Model description:  
$$
u_\theta = \text{MLP}(x)
$$

The model is a three-layer fully connected neural network with 64 neurons per hidden layer and **tanh** activation functions:
$$
u_\theta(x) = W_3 \, \tanh\!\left(W_2 \, \tanh\!\left(W_1 x + b_1\right) + b_2\right) + b_3
$$

In [None]:
# 🧩  Develop the ML model in Torch
class PINN(nn.Module):
    # MLP: 3 layers, 64 neurons; Tahn activation function
    def __init__(self, input_dim, output_dim, hidden_dim=64, num_layers=1):
        super().__init__() 
        # TODO: implement the model architecture


    def forward(self, x):
        return self.net(x)

#### Solution

In [None]:
class PINN(nn.Module):
    
    def __init__(self, input_dim, output_dim, hidden_dim=64, num_layers=1):
        super().__init__()
        # TODO: implement the model architecture
        layers = [nn.Linear(input_dim, hidden_dim), nn.Tanh()]
        for _ in range(num_layers - 1):
            layers += [nn.Linear(hidden_dim, hidden_dim), nn.Tanh()]
        layers.append(nn.Linear(hidden_dim, output_dim))
        self.net = nn.Sequential(*layers)

    def forward(self, x):
        return self.net(x)

### 1.2 Develop Loss Function - Residual Loss for the Heat Equation

The total loss combines all three components:

$$
L_{\text{total}} =
L_{\text{res}} +
L_{\text{bc}} +
L_{\text{ic}}
$$

where:

- **Residual loss** enforces the PDE:

$$
L_{\text{res}} = \frac{1}{N_r} \sum_{i=1}^{N_r} \left( u_t(x_i, t_i) - \kappa \, u_{xx}(x_i, t_i) \right)^2
$$

- **Boundary condition loss** enforces the boundary:

$$
L_{\text{bc}} = \frac{1}{N_b} \sum_{i=1}^{N_b} \left( u_\theta(x_b^i, t_b^i) - u_{\text{BC}}^i \right)^2
$$

- **Initial condition loss** enforces the initial state:

$$
L_{\text{ic}} = \frac{1}{N_i} \sum_{i=1}^{N_i} \left( u_\theta(x_i, 0) - u_{\text{IC}}^i \right)^2
$$


In [None]:
# 🧩 Implement loss function

def heat_residual_loss(model, collocation_pts, kappa=1):
    # TODO: implement the residual loss for the heat equation
    return residual_loss

def heat_pinn_loss(model, collocation_pts, boundary_pts, initial_pts, kappa=1):

    residual_loss = heat_residual_loss(model, collocation_pts, kappa)

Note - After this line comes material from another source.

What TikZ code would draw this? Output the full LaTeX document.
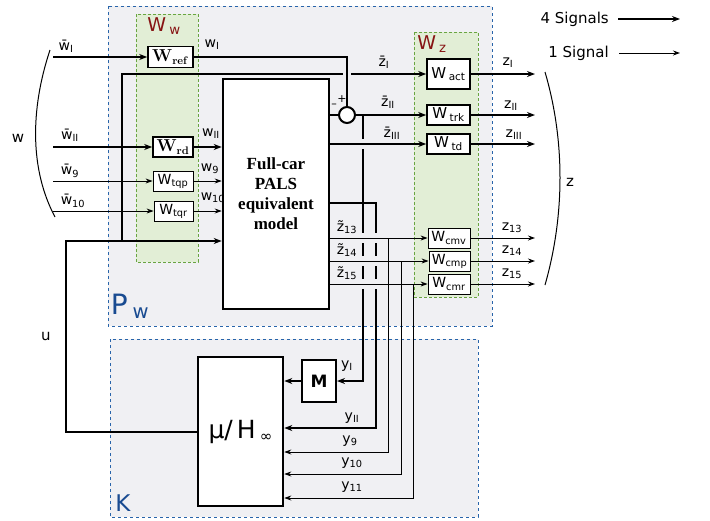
\documentclass[tikz,border=0pt]{standalone}
\usepackage[no-math]{fontspec}
\setmainfont{DejaVu Sans}
\newfontfamily\blkserif{Liberation Serif}
\usetikzlibrary{arrows.meta}
\definecolor{frameblue}{RGB}{40,100,170}
\definecolor{framefill}{RGB}{240,240,243}
\definecolor{wtgreen}{RGB}{105,165,65}
\definecolor{wtfill}{RGB}{226,238,214}
\definecolor{wtred}{RGB}{135,20,20}
\definecolor{pwblue}{RGB}{25,75,145}
\newcommand{\fsz}[1]{\fontsize{#1}{#1}\selectfont}
\tikzset{
  pwframe/.style = {draw=frameblue, dashed, line width=0.9pt, fill=framefill},
  wtframe/.style = {draw=wtgreen, densely dashed, line width=0.8pt, fill=wtfill},
  blk/.style     = {draw, line width=2.6pt, fill=white, inner sep=0pt},
  wbig/.style    = {draw, line width=1.6pt, fill=white, inner sep=0pt, font=\fsz{15}},
  wsml/.style    = {draw, line width=0.8pt, fill=white, inner sep=0pt, font=\fsz{14}},
  lbl/.style     = {font=\fsz{14}, inner sep=0pt},
  sig/.style     = {line width=2pt, -{Stealth[length=8pt, width=6pt]}},
  bus/.style     = {line width=2pt},
  sigthin/.style = {line width=0.9pt, -{Stealth[length=7pt, width=5pt]}},
  busthin/.style = {line width=0.9pt},
}

\begin{document}
\begin{tikzpicture}[x=1pt, y=-1pt]

  \useasboundingbox (0,0) rectangle (710,520);

  % ── frames: P_w, K, weighting strips ──
  \draw[pwframe] (108,6) rectangle (492,326);
  \draw[pwframe] (110,339) rectangle (478,517);
  \draw[wtframe] (136,14) rectangle (198,262);
  \draw[wtframe] (414,32) rectangle (478,297);

  \node[font=\fsz{19}, text=wtred] (lWw) at (164,26) {W\,\textsubscript{w}};
  \node[font=\fsz{19}, text=wtred] (lWz) at (432,44) {W\,\textsubscript{z}};
  \node[font=\fsz{28}, text=pwblue] (lPw) at (130,306) {P\,\textsubscript{w}};
  \node[font=\fsz{23}, text=pwblue] (lK)  at (123,503) {K};

  % ── blocks ──
  \node[blk, minimum width=106pt, minimum height=230pt, align=center,
        font=\blkserif\bfseries\fsz{17}] (plant) at (276,194)
        {Full-car\\[3pt]PALS\\[3pt]equivalent\\[3pt]model};
  \node[blk, minimum width=85pt, minimum height=149pt] (ctrl) at (240.5,431.5)
        {\fsz{25}μ/\,H\,\raisebox{-3pt}{\fsz{15}∞}};
  \node[blk, line width=2pt, minimum width=34pt, minimum height=42pt,
        font=\bfseries\fsz{17}] (mblk) at (319,381) {M};

  % input weights
  \node[wbig, minimum width=45pt, minimum height=21pt] (wref) at (170.5,57)
        {\fsz{16}$\mathbf{W}_{\mathbf{ref}}$};
  \node[wbig, minimum width=40pt, minimum height=20pt] (wrd) at (173,147)
        {\fsz{16}$\mathbf{W}_{\mathbf{rd}}$};
  \node[wsml, minimum width=40pt, minimum height=20pt] (wtqp) at (173,181)
        {W\textsubscript{tqp}};
  \node[wsml, minimum width=39pt, minimum height=20pt] (wtqr) at (173.5,211)
        {W\textsubscript{tqr}};

  % output weights
  \node[wbig, minimum width=43pt, minimum height=30pt] (wact) at (448.5,74)
        {W\,\textsubscript{act}};
  \node[wbig, minimum width=43pt, minimum height=20pt] (wtrk) at (448.5,115)
        {W\,\textsubscript{trk}};
  \node[wbig, minimum width=43pt, minimum height=20pt] (wtd) at (448.5,144)
        {W\,\textsubscript{td}};
  \node[wsml, minimum width=42pt, minimum height=20pt] (wcmv) at (449,238)
        {W\textsubscript{cmv}};
  \node[wsml, minimum width=41pt, minimum height=20pt] (wcmp) at (449.5,261)
        {W\textsubscript{cmp}};
  \node[wsml, minimum width=42pt, minimum height=20pt] (wcmr) at (449,284)
        {W\textsubscript{cmr}};

  % summing junction
  \node[draw, circle, line width=2pt, fill=white, minimum size=16pt,
        inner sep=0pt] (sum) at (347,115) {};
  \node[font=\fsz{11}, inner sep=0pt] (splus)  at (342,99)  {+};
  \node[font=\fsz{11}, inner sep=0pt] (sminus) at (334,106) {–};

  % ── free ends ──
  \coordinate (wIin)  at (53,57);
  \coordinate (wIIin) at (53,147);
  \coordinate (w9in)  at (53,181);
  \coordinate (w10in) at (53,211);
  \coordinate (zend)  at (535,0);
  \coordinate (ucorner) at (66,241);
  \coordinate (zItap) at (122,241);
  \coordinate (y2out) at (329,203);
  \coordinate (y2c)   at (376,428);
  \coordinate (y9c)   at (388,452);
  \coordinate (y10c)  at (401,474);
  \coordinate (y11c)  at (413,498);

  % ── exogenous inputs ──
  \draw[sig]     (wIin)  -- (wref.west);
  \draw[sig]     (wIIin) -- (wrd.west);
  \draw[sigthin] (w9in)  -- (wtqp.west);
  \draw[sigthin] (w10in) -- (wtqr.west);

  \draw[bus]     (wref.east) -| (sum.north);
  \draw[sig]     (wrd.east)  -- (wrd.east -| plant.west);
  \draw[sigthin] (wtqp.east) -- (wtqp.east -| plant.west);
  \draw[sigthin] (wtqr.east) -- (wtqr.east -| plant.west);

  % control input u and its copy to W_act
  \draw[sig] (ctrl.west) -| (ucorner) -- (ucorner -| plant.west);
  \draw[bus] (zItap) |- (343,74);
  \draw[sig] (351,74) -- (wact.west);

  % plant outputs
  \draw[bus]     (plant.east |- sum.west) -- (sum.west);
  \draw[sig]     (sum.east) -- (wtrk.west);
  \draw[sig]     (plant.east |- wtd.west) -- (wtd.west);
  \draw[sigthin] (plant.east |- wcmv.west) -- (wcmv.west);
  \draw[sigthin] (plant.east |- wcmp.west) -- (wcmp.west);
  \draw[sigthin] (plant.east |- wcmr.west) -- (wcmr.west);

  \draw[sig]     (wact.east) -- (wact.east -| zend);
  \draw[sig]     (wtrk.east) -- (wtrk.east -| zend);
  \draw[sig]     (wtd.east)  -- (wtd.east -| zend);
  \draw[sigthin] (wcmv.east) -- (wcmv.east -| zend);
  \draw[sigthin] (wcmp.east) -- (wcmp.east -| zend);
  \draw[sigthin] (wcmr.east) -- (wcmr.east -| zend);

  % measurements to K
  \draw[bus] (363,115) -- (363,139) (363,149) -- (363,233)
             (363,243) -- (363,256) (363,266) -- (363,279);
  \draw[sig] (363,289) -- (363,381) -- (mblk.east);
  \draw[sig] (mblk.west) -- (mblk.west -| ctrl.east);

  \draw[bus] (y2out) -- (376,203) -- (376,233)
             (376,243) -- (376,256) (376,266) -- (376,279);
  \draw[sig] (376,289) -- (y2c) -- (y2c -| ctrl.east);

  \draw[sigthin] (388,238) -- (y9c)  -- (y9c -| ctrl.east);
  \draw[sigthin] (401,261) -- (y10c) -- (y10c -| ctrl.east);
  \draw[sigthin] (413,284) -- (y11c) -- (y11c -| ctrl.east);

  % brackets
  \draw[line width=1pt] (50,50) .. controls (30,110) and (30,170) .. (55,217);
  \draw[line width=1pt] (545,72) .. controls (565,140) and (565,215) .. (545,285);

  % ── signal labels ──
  \node[lbl, font=\fsz{15}] (lw) at (18,138)  {w};
  \node[lbl, font=\fsz{15}] (lz) at (570,182) {z};
  \node[lbl, font=\fsz{15}] (lu) at (46,336)  {u};

  \node[lbl] (lbwI)   at (66,46)   {\={w}\textsubscript{I}};
  \node[lbl] (lbwII)  at (70,135)  {\={w}\textsubscript{II}};
  \node[lbl] (lbw9)   at (70,171)  {\={w}\textsubscript{9}};
  \node[lbl] (lbw10)  at (73,201)  {\={w}\textsubscript{10}};
  \node[lbl] (lwI)    at (212,45)  {w\textsubscript{I}};
  \node[lbl] (lwII)   at (211,134) {w\textsubscript{II}};
  \node[lbl] (lw9)    at (210,169) {w\textsubscript{9}};
  \node[lbl] (lw10)   at (213,198) {w\textsubscript{10}};

  \node[lbl] (lbzI)   at (384,62)  {\={z}\textsubscript{I}};
  \node[lbl] (lbzII)  at (388,102) {\={z}\textsubscript{II}};
  \node[lbl] (lbzIII) at (392,133) {\={z}\textsubscript{III}};
  \node[lbl] (ltz13)  at (347,227) {\~{z}\textsubscript{13}};
  \node[lbl] (ltz14)  at (347,250) {\~{z}\textsubscript{14}};
  \node[lbl] (ltz15)  at (347,273) {\~{z}\textsubscript{15}};

  \node[lbl] (lzI)    at (508,63)  {z\textsubscript{I}};
  \node[lbl] (lzII)   at (511,106) {z\textsubscript{II}};
  \node[lbl] (lzIII)  at (514,135) {z\textsubscript{III}};
  \node[lbl] (lz13)   at (512,228) {z\textsubscript{13}};
  \node[lbl] (lz14)   at (512,251) {z\textsubscript{14}};
  \node[lbl] (lz15)   at (512,274) {z\textsubscript{15}};

  \node[lbl] (lyI)    at (347,366) {y\textsubscript{I}};
  \node[lbl] (lyII)   at (352,418) {y\textsubscript{II}};
  \node[lbl] (ly9)    at (350,441) {y\textsubscript{9}};
  \node[lbl] (ly10)   at (352,463) {y\textsubscript{10}};
  \node[lbl] (ly11)   at (352,487) {y\textsubscript{11}};

  % ── legend ──
  \node[font=\fsz{15}, inner sep=0pt, anchor=east] (leg4) at (609,19) {4 Signals};
  \node[font=\fsz{15}, inner sep=0pt, anchor=east] (leg1) at (609,53) {1 Signal};
  \draw[sig]     ([xshift=9pt]leg4.east) -- ++(62,0);
  \draw[sigthin] ([xshift=10pt]leg1.east) -- ++(61,0);

\end{tikzpicture}
\end{document}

    #TODO: Implement the boundary loss. Use the squared error between the true BC and the model prediction on the BC points.

    #TODO: Implement the initial condition loss. Use the squared error between the true IC and the model prediction on the IC points.
    
    total_loss = residual_loss + boundary_loss + initial_loss
    return total_loss


#### Solution

In [None]:
def heat_residual_loss(model, collocation_pts, kappa=1):
    # TODO: implement the residual loss for the heat equation.
    collocation_pts.requires_grad_(True)
    u = model(collocation_pts)
    grads = torch.autograd.grad(u, collocation_pts, torch.ones_like(u), create_graph=True)[0]
    u_x = grads[:, 0:1]
    u_t = grads[:, 1:2]
    u_xx = kappa * torch.autograd.grad(u_x, collocation_pts, torch.ones_like(u_x), create_graph=True)[0][:, 0:1]
    residual_loss =  ((u_t - u_xx) ** 2).mean()
    return residual_loss

def heat_pinn_loss(model, collocation_pts, boundary_pts, initial_pts, kappa=1):

    residual_loss = heat_residual_loss(model, collocation_pts, kappa)

    #TODO: Implement the boundary loss. Use the squared error between the true BC and the model prediction on the BC points.
    bc_targets = torch.zeros(len(boundary_pts))
    boundary_loss = ((model(boundary_pts) - bc_targets) ** 2).mean()


    #TODO: Implement the initial condition loss. Use the squared error between the true IC and the model prediction on the IC points.
    ic_targets = torch.sin(initial_pts[:, 0]).unsqueeze(1)  # Make it [100, 1]
    initial_loss = ((model(initial_pts) - ic_targets) ** 2).mean()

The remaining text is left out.